M’Lady also has a slightly disappointing experience saying “Smells and taste flat, nothing special about this lager, you might as well drink a macro.” Lou scores it a little higher at 3.6 out of 5.0.

It is a shame, I have been looking forward to trying this beer and I am left disappointed.

Budweiser Budvar Beer Range

Budweiser Budvar Beers

The Budweiser Budvar beer range is not a vast one, in fact it is quite a modest range. However they are a traditional brewery that produce a lot of beer. It just happens to be only four beers.

Will they add more to their range in the future, who knows, but if they do, I am sure they will be well received by their fans.

Here are their other tree beers.

Budvar Tmavy

Budvar Tmavy is a dark lager brewed with roasted and dark malts giving the dark colour. And flavours of black coffee and dark chocolate with the same refreshing crisp feel of the original Czech lager.

It is described as rich, sweet and bold and just a little moreish. At 4.7% ABV it falls into the session bracket, but will its rich and sweet taste be too much for a second?

I am not sure, I will have to get my hands on one and see for myself.

Budvar Nefiltr

Nefiltr is what you might expect, an unfiltered beer. However it is more than that, it’s a hybrid beer. Fresh unfiltered beer is blended with a batch of fully matured beer.

The result is a hazy crisp lager described as rich and deep in flavour. At just 4.0% Vol it is pretty light in strength, but a refreshing lager beer.

This one sounds like it could be a great lager experience, and one I will be looking out for.

Budvar Nealko

As the name suggests Nealko is a non alcoholic lager which promises a full flavoured beer. Brewed with the same Moravian malt and Saaz hops it is the original Czech lager, but without the alcohol.

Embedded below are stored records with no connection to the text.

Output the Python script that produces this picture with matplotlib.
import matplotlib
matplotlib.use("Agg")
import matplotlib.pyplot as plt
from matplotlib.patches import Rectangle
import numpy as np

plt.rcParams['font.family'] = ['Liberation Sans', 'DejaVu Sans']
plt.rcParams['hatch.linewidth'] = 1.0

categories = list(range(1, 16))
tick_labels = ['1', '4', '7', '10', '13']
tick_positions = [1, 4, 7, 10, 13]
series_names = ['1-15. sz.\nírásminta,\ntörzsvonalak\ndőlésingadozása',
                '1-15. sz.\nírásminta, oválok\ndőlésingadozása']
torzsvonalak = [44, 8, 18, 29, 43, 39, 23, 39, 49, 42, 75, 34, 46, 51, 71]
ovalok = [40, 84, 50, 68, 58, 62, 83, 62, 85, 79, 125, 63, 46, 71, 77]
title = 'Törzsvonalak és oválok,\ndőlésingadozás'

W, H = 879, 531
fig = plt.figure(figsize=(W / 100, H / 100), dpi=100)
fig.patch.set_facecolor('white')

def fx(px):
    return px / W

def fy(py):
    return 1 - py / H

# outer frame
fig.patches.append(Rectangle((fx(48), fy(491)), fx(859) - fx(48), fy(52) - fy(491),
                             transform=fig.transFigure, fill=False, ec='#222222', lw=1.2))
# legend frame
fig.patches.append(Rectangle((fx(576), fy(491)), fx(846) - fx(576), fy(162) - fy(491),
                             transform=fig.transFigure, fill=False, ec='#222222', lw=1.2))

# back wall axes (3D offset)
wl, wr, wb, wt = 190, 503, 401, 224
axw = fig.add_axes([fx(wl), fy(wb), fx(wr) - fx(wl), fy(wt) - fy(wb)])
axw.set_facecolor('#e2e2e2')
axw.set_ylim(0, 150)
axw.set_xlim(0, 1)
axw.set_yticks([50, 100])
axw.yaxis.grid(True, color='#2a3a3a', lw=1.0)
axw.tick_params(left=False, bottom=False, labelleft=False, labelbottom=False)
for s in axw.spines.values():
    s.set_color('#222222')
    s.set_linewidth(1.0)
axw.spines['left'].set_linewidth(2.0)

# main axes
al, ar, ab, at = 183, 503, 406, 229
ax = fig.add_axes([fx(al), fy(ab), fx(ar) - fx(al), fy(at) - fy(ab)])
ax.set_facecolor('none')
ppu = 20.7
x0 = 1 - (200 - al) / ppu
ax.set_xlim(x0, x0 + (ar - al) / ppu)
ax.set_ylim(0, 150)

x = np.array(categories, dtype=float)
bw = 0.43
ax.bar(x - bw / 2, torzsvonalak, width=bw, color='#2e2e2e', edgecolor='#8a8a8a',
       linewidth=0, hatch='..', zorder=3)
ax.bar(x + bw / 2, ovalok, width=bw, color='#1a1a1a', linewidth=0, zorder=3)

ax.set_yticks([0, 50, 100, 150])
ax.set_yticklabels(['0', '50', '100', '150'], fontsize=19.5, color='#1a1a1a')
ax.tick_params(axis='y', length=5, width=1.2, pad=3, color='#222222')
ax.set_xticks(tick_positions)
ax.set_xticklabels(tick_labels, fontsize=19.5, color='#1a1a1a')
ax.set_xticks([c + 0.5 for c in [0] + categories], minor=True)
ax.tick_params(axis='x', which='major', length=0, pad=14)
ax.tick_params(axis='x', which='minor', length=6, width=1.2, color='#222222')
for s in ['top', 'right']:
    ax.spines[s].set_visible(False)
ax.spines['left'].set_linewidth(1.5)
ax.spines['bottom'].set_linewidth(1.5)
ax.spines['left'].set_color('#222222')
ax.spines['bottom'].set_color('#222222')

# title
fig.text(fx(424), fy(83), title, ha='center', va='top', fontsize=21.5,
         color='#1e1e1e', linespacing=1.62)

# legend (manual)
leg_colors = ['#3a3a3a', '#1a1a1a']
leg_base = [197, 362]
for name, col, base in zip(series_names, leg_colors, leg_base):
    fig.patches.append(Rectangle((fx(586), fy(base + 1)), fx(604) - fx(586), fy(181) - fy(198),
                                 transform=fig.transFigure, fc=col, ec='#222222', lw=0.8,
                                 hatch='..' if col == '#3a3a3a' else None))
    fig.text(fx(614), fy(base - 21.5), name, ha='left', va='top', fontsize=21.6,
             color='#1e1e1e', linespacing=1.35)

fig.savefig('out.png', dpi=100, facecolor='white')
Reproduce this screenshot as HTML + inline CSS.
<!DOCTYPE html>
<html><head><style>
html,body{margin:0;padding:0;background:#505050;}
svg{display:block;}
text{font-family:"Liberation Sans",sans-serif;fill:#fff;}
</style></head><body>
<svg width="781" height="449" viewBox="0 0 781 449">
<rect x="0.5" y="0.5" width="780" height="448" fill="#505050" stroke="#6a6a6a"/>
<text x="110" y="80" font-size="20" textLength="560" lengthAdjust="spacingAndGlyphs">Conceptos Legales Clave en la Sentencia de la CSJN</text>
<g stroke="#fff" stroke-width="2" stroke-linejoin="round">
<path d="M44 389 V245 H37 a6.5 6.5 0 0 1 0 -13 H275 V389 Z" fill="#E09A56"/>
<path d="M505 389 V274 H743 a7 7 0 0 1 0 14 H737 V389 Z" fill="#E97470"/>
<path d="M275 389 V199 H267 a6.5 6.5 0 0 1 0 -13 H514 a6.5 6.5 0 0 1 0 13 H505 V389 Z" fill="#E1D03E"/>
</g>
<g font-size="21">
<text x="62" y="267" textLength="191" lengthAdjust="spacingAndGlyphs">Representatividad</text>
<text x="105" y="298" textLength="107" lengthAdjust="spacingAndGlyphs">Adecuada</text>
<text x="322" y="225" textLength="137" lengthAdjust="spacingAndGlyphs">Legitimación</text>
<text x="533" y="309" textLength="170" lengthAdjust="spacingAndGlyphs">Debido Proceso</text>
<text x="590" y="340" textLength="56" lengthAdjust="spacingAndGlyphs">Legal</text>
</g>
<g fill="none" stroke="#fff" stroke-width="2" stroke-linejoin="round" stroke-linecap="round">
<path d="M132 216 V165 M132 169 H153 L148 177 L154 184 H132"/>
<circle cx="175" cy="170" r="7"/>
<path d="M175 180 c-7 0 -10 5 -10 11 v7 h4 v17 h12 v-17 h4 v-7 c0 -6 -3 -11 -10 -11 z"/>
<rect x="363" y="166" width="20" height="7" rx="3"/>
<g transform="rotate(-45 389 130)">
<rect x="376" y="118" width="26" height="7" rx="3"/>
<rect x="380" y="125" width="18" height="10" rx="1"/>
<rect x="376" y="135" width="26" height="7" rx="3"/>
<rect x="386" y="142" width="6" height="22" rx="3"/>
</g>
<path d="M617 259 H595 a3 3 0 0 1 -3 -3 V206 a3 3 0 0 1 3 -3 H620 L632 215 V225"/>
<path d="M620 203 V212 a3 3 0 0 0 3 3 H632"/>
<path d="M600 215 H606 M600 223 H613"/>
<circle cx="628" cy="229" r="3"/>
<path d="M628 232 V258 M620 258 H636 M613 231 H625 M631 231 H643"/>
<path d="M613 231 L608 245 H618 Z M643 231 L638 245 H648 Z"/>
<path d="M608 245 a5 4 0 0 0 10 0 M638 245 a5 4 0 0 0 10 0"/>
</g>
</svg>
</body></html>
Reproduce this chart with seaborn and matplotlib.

It weighs in at 0.5% Vol so can be marketed as nonalcoholic. It will be interesting to see what this beer is like because not all breweries get the oonalcoholic beers right.

Final Thoughts

So my experience with Budweiser Budvar didn’t go as well as I thought it would. But like I said maybe I had a dodgy bottle, so I will revisit.

If the beer tastes different second time around I will update this review. However if I get the same tastes again, then my rating will stand.

If you have tried Budweiser Budvar lager then do share your thoughts, let me know what you think. If you are a fan, because there are a lot, then my apologies for my low score. Having said that, we all get something different from beers, and we can only report our findings as they are.